Convite aos Médicos

por Pedro Peruzzo*

Nunca vi a comunidade médica saindo às ruas para protestar pela situação do Sistema Único de Saúde (SUS), mas atualmente tenho visto os senhores e as senhoras emputecidos protestando contra a vinda de médicos estrangeiros para atender nos locais em que os senhores não querem atender.

Inicialmente quero deixar claro que neste momento não falo como professor ou como advogado, mas como cidadão que precisa dos trabalhos dos senhores e das senhoras e que sabe a lamentável situação do Sistema Único de Saúde no Brasil. Agradeço também aos médicos que conversaram comigo a respeito e que, incrivelmente, demonstraram extrema sanidade mental, compromisso democrático e honestidade social. Não fosse a minha sorte de estar cercado de pessoas razoáveis, talvez eu estivesse num hospital sendo medicado por algum dos senhores, tamanha dor de estômago que me causa o descaso que a maioria dos colegas dos senhores tem para com as pessoas que não podem pagar R$ 300,00 pelas consultas. 

Não vou falar de xenofobia. Os médicos com quem conversei apresentaram argumentos importantes, como o fato de o governo estar trazendo médicos estrangeiros, mas não estar investindo em estrutura de saúde para que os médicos possam trabalhar. Esse argumento é importante, mas precisa ser analisado com honestidade.

De fato, trazer médicos do exterior para trabalhar em condições precárias não é de todo inteligente. No entanto, precisamos ser honestos e reconhecer que não é pelo fato de inexistir infraestrutura no interior do país que falta médico em centenas de cidades do Brasil. Precisamos reconhecer que é necessário o mínimo de estrutura para que os médicos estrangeiros prestem serviços de qualidade, mas também precisamos reconhecer que o que faz os médicos “nacionais” permanecerem nos grandes centros urbanos é a absurda disponibilidade de dinheiro que esses centros oferecem aos “doutores da vida”.

Se o único motivo para o fato de não existir médico bastante em alguns lugares do país ou nas periferias da cidade de São Paulo, por exemplo, fosse a falta de infraestrutura, essa classe letrada, de boa aparência (para lembrar o comentário psicótico da senhorita Micheline Borges), culta, já poderia ter conseguido melhorar muito essa situação saindo às ruas ou fazendo qualquer outra pressão política. No entanto, não foi isso que assistimos, certo doutores?

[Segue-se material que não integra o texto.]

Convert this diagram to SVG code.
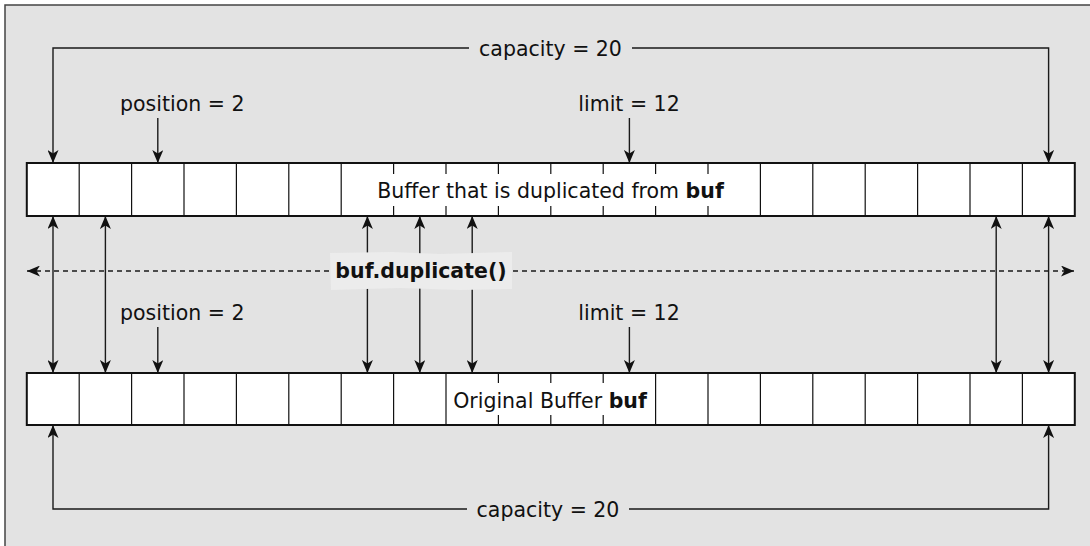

Considerando que a hipótese mais evidente é a de que não existe médico no interior do Brasil pelo fato de que, nessas localidades, o Dr. ou a Dra. não vai conseguir ganhar muito dinheiro, e considerando que, no Brasil, ninguém pode ser obrigado a exercer sua profissão nesse ou naquele outro lugar, o único motivo para os protestos dos médicos contra a entrada de médicos estrangeiros é o receio de perderem numa concorrência em que o respeito e o cuidado com o ser humano pesa consideravelmente na hora da escolha do profissional.

Profissionais que aceitam prestar serviços tão relevantes a pessoas tão pobres certamente têm uma afeição pela humanidade e pela dignidade bem maior do que o profissional que só distribui respeito nos plantões em hospitais de alto padrão ou em suas clínicas particulares. Precisamos de mais médicos do tipo Drauzio Varella e menos Roberto Kalil, que deixou transparecer seus transtornos obsessivos no programa Roda Viva quando afirmou não tirar férias por não gostar de areia! Risível, pra não dizer triste!

Portanto, senhores e senhoras, faço um convite para que vocês ou assumam que não querem dividir o bolo com ninguém e estão com receio de ter de assumir posturas mais humanas e respeitosas para com os pacientes (inclusive os pobres), ou saiam às ruas pela melhoria e universalização do SUS, pois só assim será possível acreditar que os protestos de vocês são, de fato, por um país melhor PARA TODOS e não um surto de egoísmo solipsista!

*Advogado, Defensor dos Direitos Humanos, Militante do Tribunal Popular: o Estado brasileiro no banco dos réus

Comments (1)

  1. Bom, eu, médica, que trabalho no interior do Ceará, saí as ruas pela melhoria da saúde nos protestos de julho, antes de ser lançado o mais medicos. Não saímos organizados como classe, mas misturados com os demais cidadãos. Digo SAÍMOS, porque não fui só eu, mas vários médicos que conheço fizeram o mesmo.
    Mas concordo com vc que deveríamos sair organizados como classe médica. Se sairmos com os demais, a população não ficará sabendo que fomos e provavelmente pense, como o sr, que não nos importamos. É como se não tivéssemos feito nada.